**Aim of the task**
Nothing after the line with "plt.rcParams['font.family'] = ['Lato', 'DejaVu" belongs in the copy; extract the lines below from the top through that line, pictures left out.
+++++
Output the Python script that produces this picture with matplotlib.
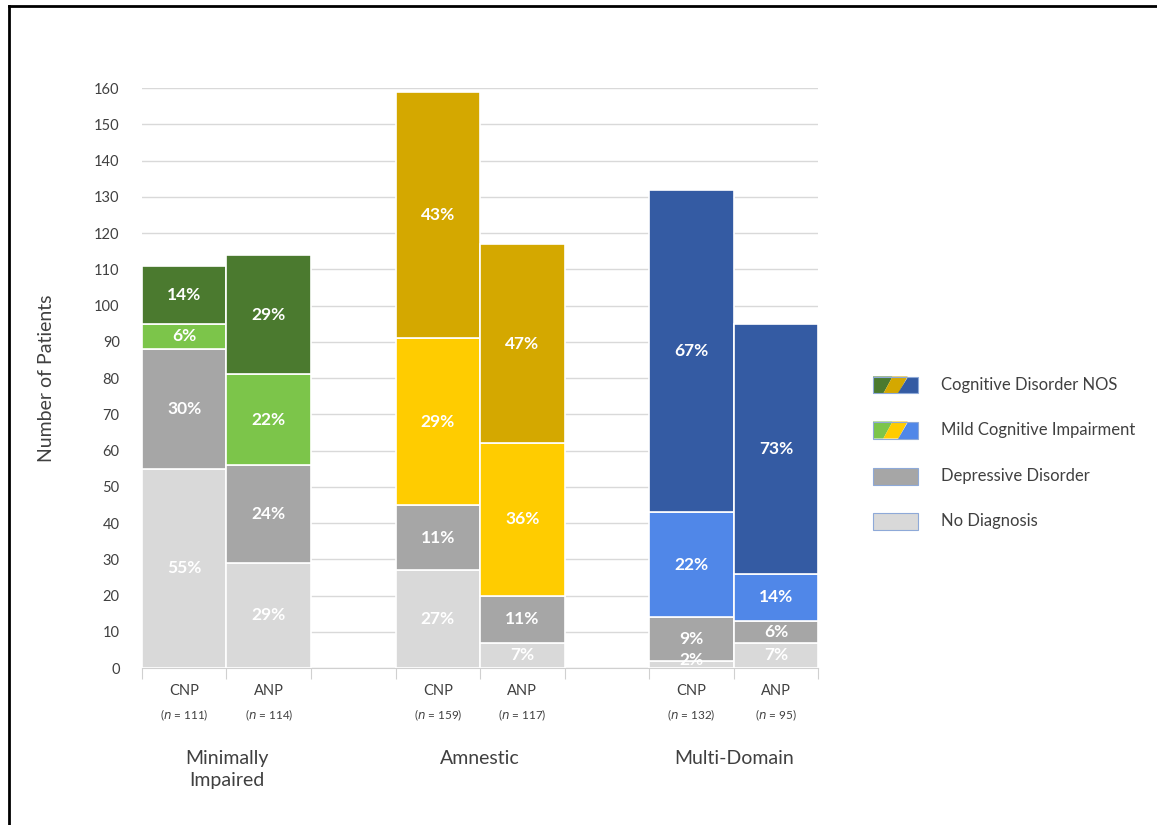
import matplotlib.pyplot as plt
from matplotlib.patches import Polygon, Rectangle
from matplotlib.lines import Line2D

plt.rcParams['font.family'] = ['Lato', 'DejaVu Sans']

groups = ['Minimally\nImpaired', 'Amnestic', 'Multi-Domain']
bar_names = ['CNP', 'ANP', 'CNP', 'ANP', 'CNP', 'ANP']
bar_n = ['111', '114', '159', '117', '132', '95']
bar_pos = [0, 1, 3, 4, 6, 7]

# stacked segment heights (number of patients), bottom to top
no_diag = [55, 29, 27, 7, 2, 7]
depressive = [33, 27, 18, 13, 12, 6]
mci = [7, 25, 46, 42, 29, 13]
nos = [16, 33, 68, 55, 89, 69]

# percent labels shown in each segment
pct_no_diag = ['55%', '29%', '27%', '7%', '2%', '7%']
pct_depressive = ['30%', '24%', '11%', '11%', '9%', '6%']
pct_mci = ['6%', '22%', '29%', '36%', '22%', '14%']
pct_nos = ['14%', '29%', '43%', '47%', '67%', '73%']

# colours per group
nos_colors = ['#4b7a2f', '#d4a800', '#345ba3']
mci_colors = ['#7cc54a', '#ffcc00', '#5087e8']
dep_color = '#a6a6a6'
nd_color = '#d9d9d9'

legend_labels = ['Cognitive Disorder NOS', 'Mild Cognitive Impairment',
                 'Depressive Disorder', 'No Diagnosis']

fig = plt.figure(figsize=(11.57, 8.25), dpi=100)
ax = fig.add_axes([0.1227, 0.1903, 0.5845, 0.703])

for i, x in enumerate(bar_pos):
    g = i // 2
    segs = [(no_diag[i], nd_color, pct_no_diag[i]),
            (depressive[i], dep_color, pct_depressive[i]),
            (mci[i], mci_colors[g], pct_mci[i]),
            (nos[i], nos_colors[g], pct_nos[i])]
    bottom = 0
    for h, c, lab in segs:
        ax.bar(x, h, bottom=bottom, width=1.0, color=c, edgecolor='white',
               linewidth=1.2, zorder=3)
        ypos = bottom + max(h / 2, 2.2)
        ax.text(x, ypos, lab, ha='center', va='center', color='white',
                fontsize=12.5, fontweight='bold', zorder=4)
        bottom += h

ax.set_xlim(-0.5, 7.5)
ax.set_ylim(0, 160)
ax.set_yticks(range(0, 161, 10))
ax.tick_params(axis='y', length=0, labelsize=10.5, labelcolor='#404040', pad=16)
ax.yaxis.grid(True, color='#d9d9d9', linewidth=1, zorder=0)
ax.set_axisbelow(True)
for s in ['top', 'right', 'left']:
    ax.spines[s].set_visible(False)
ax.spines['bottom'].set_color('#d0d0d0')
ax.set_xticks([p - 0.5 for p in range(9)])
ax.set_xticklabels([])
ax.tick_params(axis='x', length=8, color='#d0d0d0')
ax.set_ylabel('Number of Patients', fontsize=14, color='#404040', labelpad=28)

for i, x in enumerate(bar_pos):
    ax.text(x, -6.3, bar_names[i], ha='center', va='center', fontsize=10.5,
            color='#404040')
    ax.text(x, -13, '($\\it{n}$ = ' + bar_n[i] + ')', ha='center', va='center',
            fontsize=8.5, color='#404040')
for g, name in enumerate(groups):
    ax.text(3 * g + 0.5, -22.5, name, ha='center', va='top', fontsize=14,
            color='#404040', linespacing=1.4)

# legend drawn by hand (multi-colour swatches)
ys = [385, 430, 476, 521]
x0, x1 = 873 / 1157, 918 / 1157
hh = 17 / 825
for k, lab in enumerate(legend_labels):
    yc = 1 - ys[k] / 825
    y0, y1 = yc - hh / 2, yc + hh / 2
    if k < 2:
        cols = nos_colors if k == 0 else mci_colors
        w = (x1 - x0) / 3
        sk = 0.004
        pts = [
            [(x0, y0), (x0 + w - sk, y0), (x0 + w + sk, y1), (x0, y1)],
            [(x0 + w - sk, y0), (x0 + 2 * w - sk, y0), (x0 + 2 * w + sk, y1), (x0 + w + sk, y1)],
            [(x0 + 2 * w - sk, y0), (x1, y0), (x1, y1), (x0 + 2 * w + sk, y1)],
        ]
        for p, c in zip(pts, cols):
            fig.patches.append(Polygon(p, closed=True, facecolor=c, edgecolor='none',
                                       transform=fig.transFigure))
    else:
        c = dep_color if k == 2 else nd_color
    fig.patches.append(Rectangle((x0, y0), x1 - x0, y1 - y0,
                                 facecolor=c if k >= 2 else 'none',
                                 edgecolor='#8ea9d8', linewidth=0.8,
                                 transform=fig.transFigure))
    fig.text(941 / 1157, yc, lab, ha='left', va='center', fontsize=12,
             color='#404040')

# frame lines at left and top
fig.add_artist(Line2D([9 / 1157, 9 / 1157], [0, 1 - 6 / 825], color='black',
                      linewidth=2, transform=fig.transFigure))
fig.add_artist(Line2D([9 / 1157, 1], [1 - 6 / 825, 1 - 6 / 825], color='black',
                      linewidth=2, transform=fig.transFigure))

fig.savefig('out.png', dpi=100)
+++++
**Output of the exercise**
Output the Python script that produces this picture with matplotlib.
import matplotlib.pyplot as plt
from matplotlib.patches import Polygon, Rectangle
from matplotlib.lines import Line2D

plt.rcParams['font.family'] = ['Lato', 'DejaVu Sans']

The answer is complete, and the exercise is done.